Repeat all of the material below exactly as written, images excluded.
────────────────────
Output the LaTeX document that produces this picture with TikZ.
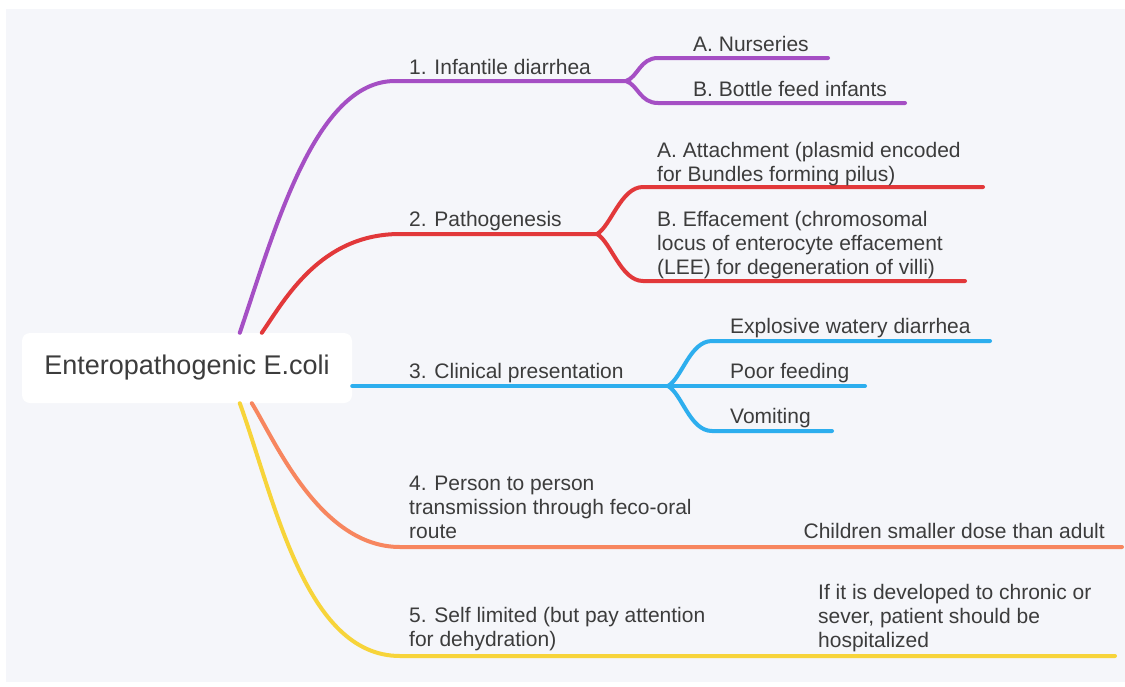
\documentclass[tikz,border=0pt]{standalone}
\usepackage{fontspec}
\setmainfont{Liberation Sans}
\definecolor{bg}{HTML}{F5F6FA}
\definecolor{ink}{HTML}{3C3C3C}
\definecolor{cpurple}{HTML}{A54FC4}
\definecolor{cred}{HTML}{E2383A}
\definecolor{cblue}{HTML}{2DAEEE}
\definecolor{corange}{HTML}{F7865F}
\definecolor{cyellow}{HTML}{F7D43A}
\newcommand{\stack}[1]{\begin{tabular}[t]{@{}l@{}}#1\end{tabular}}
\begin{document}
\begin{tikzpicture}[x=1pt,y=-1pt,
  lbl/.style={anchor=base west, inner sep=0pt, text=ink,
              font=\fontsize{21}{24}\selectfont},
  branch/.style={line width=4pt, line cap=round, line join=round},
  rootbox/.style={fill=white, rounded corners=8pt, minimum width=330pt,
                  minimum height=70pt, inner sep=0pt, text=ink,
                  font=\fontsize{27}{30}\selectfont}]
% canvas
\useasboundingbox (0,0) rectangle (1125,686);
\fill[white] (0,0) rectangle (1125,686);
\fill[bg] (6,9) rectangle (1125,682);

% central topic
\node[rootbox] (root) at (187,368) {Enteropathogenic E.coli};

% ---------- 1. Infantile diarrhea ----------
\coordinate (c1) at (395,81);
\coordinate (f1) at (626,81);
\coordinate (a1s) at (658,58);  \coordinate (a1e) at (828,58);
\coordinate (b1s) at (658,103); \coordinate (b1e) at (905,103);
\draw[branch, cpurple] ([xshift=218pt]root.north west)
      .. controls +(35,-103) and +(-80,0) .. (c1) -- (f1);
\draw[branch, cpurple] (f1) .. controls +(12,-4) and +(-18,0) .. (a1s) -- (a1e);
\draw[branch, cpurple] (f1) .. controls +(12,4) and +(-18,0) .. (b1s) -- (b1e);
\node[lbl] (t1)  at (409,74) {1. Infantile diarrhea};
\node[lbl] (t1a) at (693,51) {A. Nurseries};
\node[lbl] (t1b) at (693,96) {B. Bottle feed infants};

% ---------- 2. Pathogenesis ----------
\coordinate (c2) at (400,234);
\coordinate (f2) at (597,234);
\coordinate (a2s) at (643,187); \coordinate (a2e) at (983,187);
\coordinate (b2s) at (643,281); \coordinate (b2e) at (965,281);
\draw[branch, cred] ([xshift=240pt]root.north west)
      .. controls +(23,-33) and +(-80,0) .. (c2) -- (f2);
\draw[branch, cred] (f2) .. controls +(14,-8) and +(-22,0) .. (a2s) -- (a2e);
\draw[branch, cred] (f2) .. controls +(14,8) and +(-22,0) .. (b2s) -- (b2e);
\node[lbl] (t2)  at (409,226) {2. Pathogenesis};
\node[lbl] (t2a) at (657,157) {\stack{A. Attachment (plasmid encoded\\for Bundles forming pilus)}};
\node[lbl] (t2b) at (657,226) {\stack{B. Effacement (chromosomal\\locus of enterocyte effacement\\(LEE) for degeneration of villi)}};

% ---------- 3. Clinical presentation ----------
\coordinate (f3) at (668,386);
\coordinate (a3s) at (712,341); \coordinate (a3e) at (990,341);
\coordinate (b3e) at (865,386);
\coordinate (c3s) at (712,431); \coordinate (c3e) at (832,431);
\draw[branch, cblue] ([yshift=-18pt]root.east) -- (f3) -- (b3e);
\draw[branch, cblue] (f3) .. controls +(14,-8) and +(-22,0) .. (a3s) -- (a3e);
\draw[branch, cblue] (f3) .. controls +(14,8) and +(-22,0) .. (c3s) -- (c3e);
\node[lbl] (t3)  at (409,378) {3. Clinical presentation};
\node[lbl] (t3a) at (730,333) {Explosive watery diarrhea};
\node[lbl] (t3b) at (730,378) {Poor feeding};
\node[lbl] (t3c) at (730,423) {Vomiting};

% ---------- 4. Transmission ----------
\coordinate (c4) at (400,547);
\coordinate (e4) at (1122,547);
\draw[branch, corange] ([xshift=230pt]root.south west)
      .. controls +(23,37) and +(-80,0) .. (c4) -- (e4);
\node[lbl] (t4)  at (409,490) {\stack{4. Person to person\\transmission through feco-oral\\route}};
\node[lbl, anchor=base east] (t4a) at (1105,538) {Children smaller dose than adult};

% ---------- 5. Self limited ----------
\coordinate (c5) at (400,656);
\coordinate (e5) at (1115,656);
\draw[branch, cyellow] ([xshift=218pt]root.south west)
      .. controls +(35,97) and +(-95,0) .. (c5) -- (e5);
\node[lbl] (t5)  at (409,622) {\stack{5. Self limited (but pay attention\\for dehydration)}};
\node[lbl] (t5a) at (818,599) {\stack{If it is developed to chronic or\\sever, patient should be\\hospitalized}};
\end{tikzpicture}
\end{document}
────────────────────
**The response**
Output the LaTeX document that produces this picture with TikZ.
\documentclass[tikz,border=0pt]{standalone}
\usepackage{fontspec}
\setmainfont{Liberation Sans}
\definecolor{bg}{HTML}{F5F6FA}
\definecolor{ink}{HTML}{3C3C3C}
\definecolor{cpurple}{HTML}{A54FC4}
\definecolor{cred}{HTML}{E2383A}
\definecolor{cblue}{HTML}{2DAEEE}
\definecolor{corange}{HTML}{F7865F}
\definecolor{cyellow}{HTML}{F7D43A}
\newcommand{\stack}[1]{\begin{tabular}[t]{@{}l@{}}#1\end{tabular}}
\begin{document}
\begin{tikzpicture}[x=1pt,y=-1pt,
  lbl/.style={anchor=base west, inner sep=0pt, text=ink,
              font=\fontsize{21}{24}\selectfont},
  branch/.style={line width=4pt, line cap=round, line join=round},
  rootbox/.style={fill=white, rounded corners=8pt, minimum width=330pt,
                  minimum height=70pt, inner sep=0pt, text=ink,
                  font=\fontsize{27}{30}\selectfont}]
% canvas
\useasboundingbox (0,0) rectangle (1125,686);
\fill[white] (0,0) rectangle (1125,686);
\fill[bg] (6,9) rectangle (1125,682);

% central topic
\node[rootbox] (root) at (187,368) {Enteropathogenic E.coli};

% ---------- 1. Infantile diarrhea ----------
\coordinate (c1) at (395,81);
\coordinate (f1) at (626,81);
\coordinate (a1s) at (658,58);  \coordinate (a1e) at (828,58);
\coordinate (b1s) at (658,103); \coordinate (b1e) at (905,103);
\draw[branch, cpurple] ([xshift=218pt]root.north west)
      .. controls +(35,-103) and +(-80,0) .. (c1) -- (f1);
\draw[branch, cpurple] (f1) .. controls +(12,-4) and +(-18,0) .. (a1s) -- (a1e);
\draw[branch, cpurple] (f1) .. controls +(12,4) and +(-18,0) .. (b1s) -- (b1e);
\node[lbl] (t1)  at (409,74) {1. Infantile diarrhea};
\node[lbl] (t1a) at (693,51) {A. Nurseries};
\node[lbl] (t1b) at (693,96) {B. Bottle feed infants};

% ---------- 2. Pathogenesis ----------
\coordinate (c2) at (400,234);
\coordinate (f2) at (597,234);
\coordinate (a2s) at (643,187); \coordinate (a2e) at (983,187);
\coordinate (b2s) at (643,281); \coordinate (b2e) at (965,281);
\draw[branch, cred] ([xshift=240pt]root.north west)
      .. controls +(23,-33) and +(-80,0) .. (c2) -- (f2);
\draw[branch, cred] (f2) .. controls +(14,-8) and +(-22,0) .. (a2s) -- (a2e);
\draw[branch, cred] (f2) .. controls +(14,8) and +(-22,0) .. (b2s) -- (b2e);
\node[lbl] (t2)  at (409,226) {2. Pathogenesis};
\node[lbl] (t2a) at (657,157) {\stack{A. Attachment (plasmid encoded\\for Bundles forming pilus)}};
\node[lbl] (t2b) at (657,226) {\stack{B. Effacement (chromosomal\\locus of enterocyte effacement\\(LEE) for degeneration of villi)}};

% ---------- 3. Clinical presentation ----------
\coordinate (f3) at (668,386);
\coordinate (a3s) at (712,341); \coordinate (a3e) at (990,341);
\coordinate (b3e) at (865,386);
\coordinate (c3s) at (712,431); \coordinate (c3e) at (832,431);
\draw[branch, cblue] ([yshift=-18pt]root.east) -- (f3) -- (b3e);
\draw[branch, cblue] (f3) .. controls +(14,-8) and +(-22,0) .. (a3s) -- (a3e);
\draw[branch, cblue] (f3) .. controls +(14,8) and +(-22,0) .. (c3s) -- (c3e);
\node[lbl] (t3)  at (409,378) {3. Clinical presentation};
\node[lbl] (t3a) at (730,333) {Explosive watery diarrhea};
\node[lbl] (t3b) at (730,378) {Poor feeding};
\node[lbl] (t3c) at (730,423) {Vomiting};

% ---------- 4. Transmission ----------
\coordinate (c4) at (400,547);
\coordinate (e4) at (1122,547);
\draw[branch, corange] ([xshift=230pt]root.south west)
      .. controls +(23,37) and +(-80,0) .. (c4) -- (e4);
\node[lbl] (t4)  at (409,490) {\stack{4. Person to person\\transmission through feco-oral\\route}};
\node[lbl, anchor=base east] (t4a) at (1105,538) {Children smaller dose than adult};

% ---------- 5. Self limited ----------
\coordinate (c5) at (400,656);
\coordinate (e5) at (1115,656);
\draw[branch, cyellow] ([xshift=218pt]root.south west)
      .. controls +(35,97) and +(-95,0) .. (c5) -- (e5);
\node[lbl] (t5)  at (409,622) {\stack{5. Self limited (but pay attention\\for dehydration)}};
\node[lbl] (t5a) at (818,599) {\stack{If it is developed to chronic or\\sever, patient should be\\hospitalized}};
\end{tikzpicture}
\end{document}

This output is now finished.